Print, word for word, the opening line of the data below and every line after it through the line that contains "var serif = 'Liberation", but not the pictures.

#####

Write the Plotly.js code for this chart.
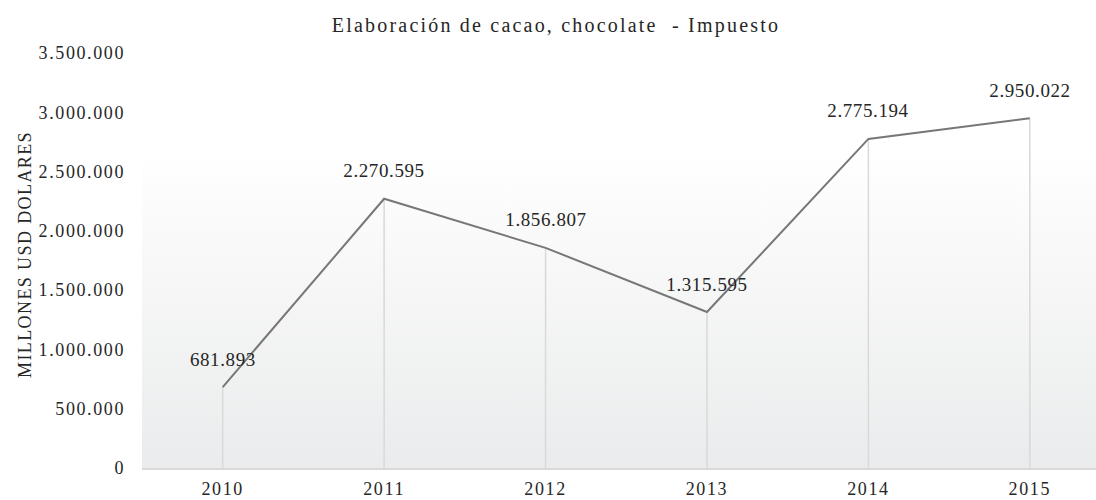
<!DOCTYPE html>
<html>
<head>
<meta charset="utf-8">
<script src="https://cdn.plot.ly/plotly-3.0.1.min.js"></script>
<style>
html,body{margin:0;padding:0;background:#fff;}
#chart{width:1096px;height:500px;}
#chart .xtick text, #chart .ytick text{letter-spacing:1.6px;}
#chart .gtitle{letter-spacing:2.2px;}
#chart .annotation text{letter-spacing:0.6px;}
#chart .annotation[data-index="6"] text{letter-spacing:1.4px;}
</style>
</head>
<body>
<div id="chart"></div>
<script>
var years = ['2010', '2011', '2012', '2013', '2014', '2015'];
var impuesto = [681893, 2270595, 1856807, 1315595, 2775194, 2950022];
var yTickVals = [0, 500000, 1000000, 1500000, 2000000, 2500000, 3000000, 3500000];

function fmt(n) {
  return String(Math.round(n)).replace(/\B(?=(\d{3})+(?!\d))/g, '.');
}

var serif = 'Liberation Serif, Times New Roman, serif';

var dropTrace = {
  x: years, y: impuesto, type: 'scatter', mode: 'markers',
  marker: {size: 1, color: 'rgba(0,0,0,0)'},
  error_y: {type: 'data', symmetric: false, array: impuesto.map(function(){return 0;}),
            arrayminus: impuesto, width: 0, color: '#d9d9d9', thickness: 1.5},
  hoverinfo: 'skip', showlegend: false
};
var lineTrace = {
  x: years, y: impuesto, type: 'scatter', mode: 'lines',
  line: {color: '#777777', width: 2}, showlegend: false
};

var annotations = years.map(function(yr, i) {
  return {x: i, y: impuesto[i], xref: 'x', yref: 'y', text: fmt(impuesto[i]),
          showarrow: false, yshift: 28, xanchor: 'center', yanchor: 'middle',
          font: {family: serif, size: 19, color: '#262626'}};
});
annotations.push({
  text: 'MILLONES USD DOLARES', xref: 'paper', yref: 'paper',
  x: (25 - 142) / 954, y: (468 - 255) / 415, textangle: -90, showarrow: false,
  xanchor: 'center', yanchor: 'middle', font: {family: serif, size: 18, color: '#262626'}
});

var svg = "<svg xmlns='http://www.w3.org/2000/svg' width='10' height='100' viewBox='0 0 10 100' preserveAspectRatio='none'>" +
  "<defs><linearGradient id='g' x1='0' y1='0' x2='0' y2='1'><stop offset='0' stop-color='#ffffff'/>" +
  "<stop offset='1' stop-color='#eaebec'/></linearGradient></defs><rect width='10' height='100' fill='url(#g)'/></svg>";
var gTop = (468 - 149) / 415;

var layout = {
  width: 1096, height: 500,
  margin: {l: 142, r: 0, t: 53, b: 32, pad: 0},
  paper_bgcolor: '#ffffff', plot_bgcolor: 'rgba(0,0,0,0)',
  separators: ',.',
  title: {text: 'Elaboración de cacao, chocolate  - Impuesto', x: 556 / 1096, xanchor: 'center',
          y: 1 - 25 / 500, yanchor: 'middle', yref: 'container',
          font: {family: serif, size: 20, color: '#262626'}},
  xaxis: {type: 'category', range: [-0.5, 5.41], showgrid: false, zeroline: false,
          showline: true, linecolor: '#d9d9d9', linewidth: 1.5, ticks: '',
          ticklabelstandoff: 4, tickfont: {family: serif, size: 18, color: '#262626'}, fixedrange: true},
  yaxis: {range: [0, 3500000], tickvals: yTickVals, ticktext: yTickVals.map(fmt), showgrid: false,
          zeroline: false, showline: false, ticks: '', ticklabelstandoff: 16,
          tickfont: {family: serif, size: 18, color: '#262626'}, fixedrange: true},
  images: [{source: 'data:image/svg+xml;charset=utf-8,' + encodeURIComponent(svg),
            xref: 'paper', yref: 'paper', x: 0, y: gTop, sizex: 1, sizey: gTop,
            xanchor: 'left', yanchor: 'top', sizing: 'stretch', layer: 'below'}],
  annotations: annotations,
  showlegend: false
};

Plotly.newPlot('chart', [dropTrace, lineTrace], layout, {displayModeBar: false, staticPlot: true});
</script>
</body>
</html>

#####

→ **Task response**:
Write the Plotly.js code for this chart.
<!DOCTYPE html>
<html>
<head>
<meta charset="utf-8">
<script src="https://cdn.plot.ly/plotly-3.0.1.min.js"></script>
<style>
html,body{margin:0;padding:0;background:#fff;}
#chart{width:1096px;height:500px;}
#chart .xtick text, #chart .ytick text{letter-spacing:1.6px;}
#chart .gtitle{letter-spacing:2.2px;}
#chart .annotation text{letter-spacing:0.6px;}
#chart .annotation[data-index="6"] text{letter-spacing:1.4px;}
</style>
</head>
<body>
<div id="chart"></div>
<script>
var years = ['2010', '2011', '2012', '2013', '2014', '2015'];
var impuesto = [681893, 2270595, 1856807, 1315595, 2775194, 2950022];
var yTickVals = [0, 500000, 1000000, 1500000, 2000000, 2500000, 3000000, 3500000];

function fmt(n) {
  return String(Math.round(n)).replace(/\B(?=(\d{3})+(?!\d))/g, '.');
}

var serif = 'Liberation Serif, Times New Roman, serif';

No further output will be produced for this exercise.